/---
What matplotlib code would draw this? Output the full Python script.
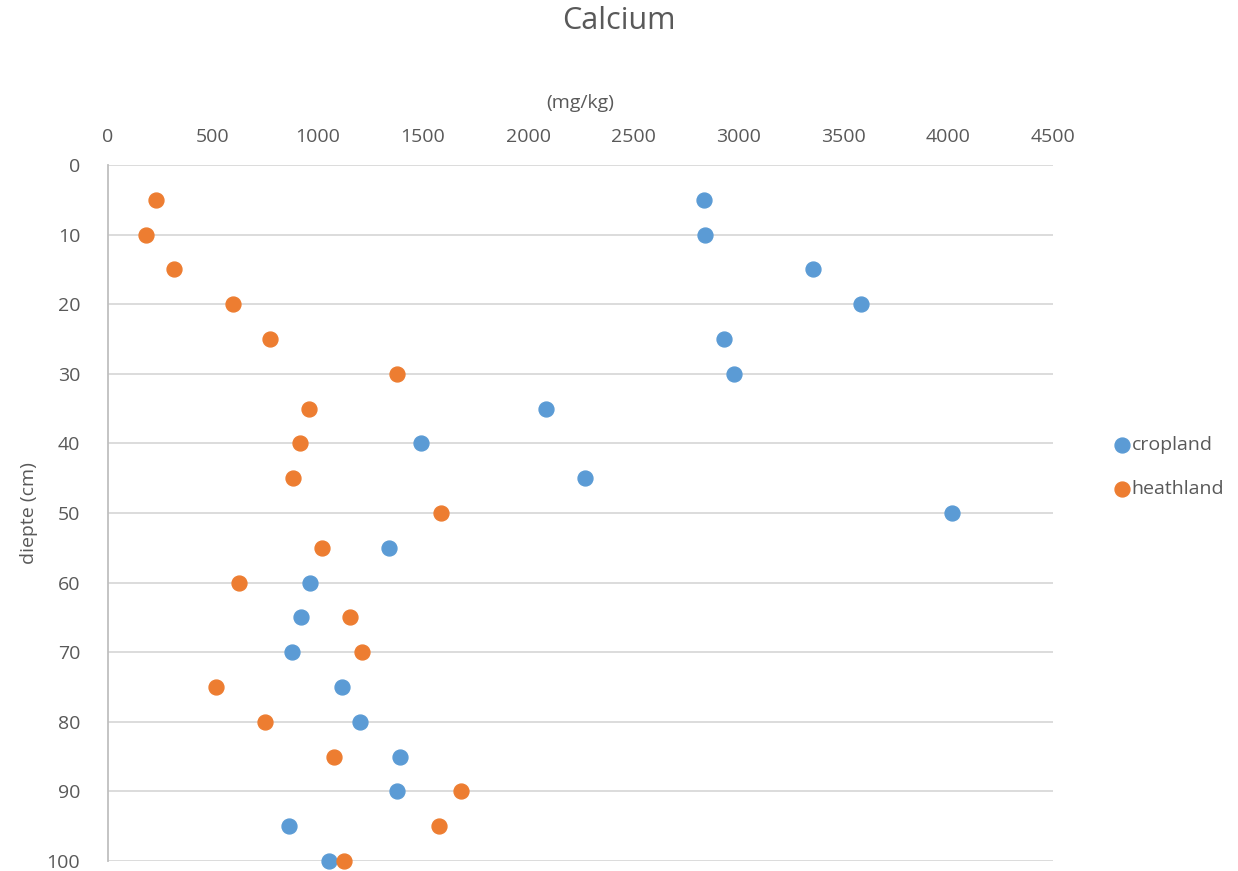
import matplotlib.pyplot as plt
import matplotlib
matplotlib.rcParams['font.family'] = ['Open Sans', 'DejaVu Sans']

depth = [5, 10, 15, 20, 25, 30, 35, 40, 45, 50, 55, 60, 65, 70, 75, 80, 85, 90, 95, 100]
cropland = [2836, 2841, 3359, 3587, 2931, 2983, 2086, 1492, 2271, 4019,
            1340, 964, 917, 874, 1112, 1202, 1392, 1378, 860, 1050]
heathland = [228, 181, 314, 594, 770, 1378, 955, 912, 879, 1587,
             1017, 622, 1150, 1211, 513, 746, 1078, 1682, 1577, 1126]
x_ticks = [0, 500, 1000, 1500, 2000, 2500, 3000, 3500, 4000, 4500]
y_ticks = [0, 10, 20, 30, 40, 50, 60, 70, 80, 90, 100]

txt = '#595959'
fig = plt.figure(figsize=(12.38, 8.71), dpi=100)
ax = fig.add_axes([108/1238, 1 - 861/871, (1053 - 108)/1238, (861 - 165)/871])

ax.scatter(cropland, depth, s=115, color='#5B9BD5', label='cropland', zorder=3, clip_on=False)
ax.scatter(heathland, depth, s=115, color='#ED7D31', label='heathland', zorder=3, clip_on=False)

ax.set_xlim(0, 4500)
ax.set_ylim(100, 0)
ax.set_xticks(x_ticks)
ax.set_yticks(y_ticks)
ax.xaxis.tick_top()
ax.xaxis.set_label_position('top')
ax.tick_params(length=0, labelsize=14, colors=txt)
ax.tick_params(axis='x', pad=14)
ax.tick_params(axis='y', pad=20)
ax.grid(axis='y', color='#D9D9D9', linewidth=1.3)
ax.set_axisbelow(True)
for s in ['top', 'right', 'bottom']:
    ax.spines[s].set_visible(False)
ax.spines['left'].set_color('#BFBFBF')
ax.spines['left'].set_linewidth(1.3)

ax.set_xlabel('(mg/kg)', fontsize=14, color=txt)
ax.xaxis.set_label_coords(0.5, 1 + (165 - 108) / 696)
ax.set_ylabel('diepte (cm)', fontsize=14, color=txt)
ax.yaxis.set_label_coords(-0.074, 0.5)
fig.text(0.5, 1 - 21/871, 'Calcium', fontsize=22, color=txt, ha='center', va='center')

leg = fig.legend(loc='center left', bbox_to_anchor=(1115/1238, 1 - 467/871), frameon=False,
                 fontsize=14, handlelength=0.7, handletextpad=0.15, labelspacing=1.35,
                 borderaxespad=0, borderpad=0, markerscale=1.0)
for t in leg.get_texts():
    t.set_color(txt)

fig.savefig('out.png', dpi=100)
\---
▸ Aim of the exercise
Copy nothing but the lines from the top of the data down to the line containing "label='heathland', zorder=3, clip_on=False)", and leave the pictures out.

▸ Final result
What matplotlib code would draw this? Output the full Python script.
import matplotlib.pyplot as plt
import matplotlib
matplotlib.rcParams['font.family'] = ['Open Sans', 'DejaVu Sans']

depth = [5, 10, 15, 20, 25, 30, 35, 40, 45, 50, 55, 60, 65, 70, 75, 80, 85, 90, 95, 100]
cropland = [2836, 2841, 3359, 3587, 2931, 2983, 2086, 1492, 2271, 4019,
            1340, 964, 917, 874, 1112, 1202, 1392, 1378, 860, 1050]
heathland = [228, 181, 314, 594, 770, 1378, 955, 912, 879, 1587,
             1017, 622, 1150, 1211, 513, 746, 1078, 1682, 1577, 1126]
x_ticks = [0, 500, 1000, 1500, 2000, 2500, 3000, 3500, 4000, 4500]
y_ticks = [0, 10, 20, 30, 40, 50, 60, 70, 80, 90, 100]

txt = '#595959'
fig = plt.figure(figsize=(12.38, 8.71), dpi=100)
ax = fig.add_axes([108/1238, 1 - 861/871, (1053 - 108)/1238, (861 - 165)/871])

ax.scatter(cropland, depth, s=115, color='#5B9BD5', label='cropland', zorder=3, clip_on=False)
ax.scatter(heathland, depth, s=115, color='#ED7D31', label='heathland', zorder=3, clip_on=False)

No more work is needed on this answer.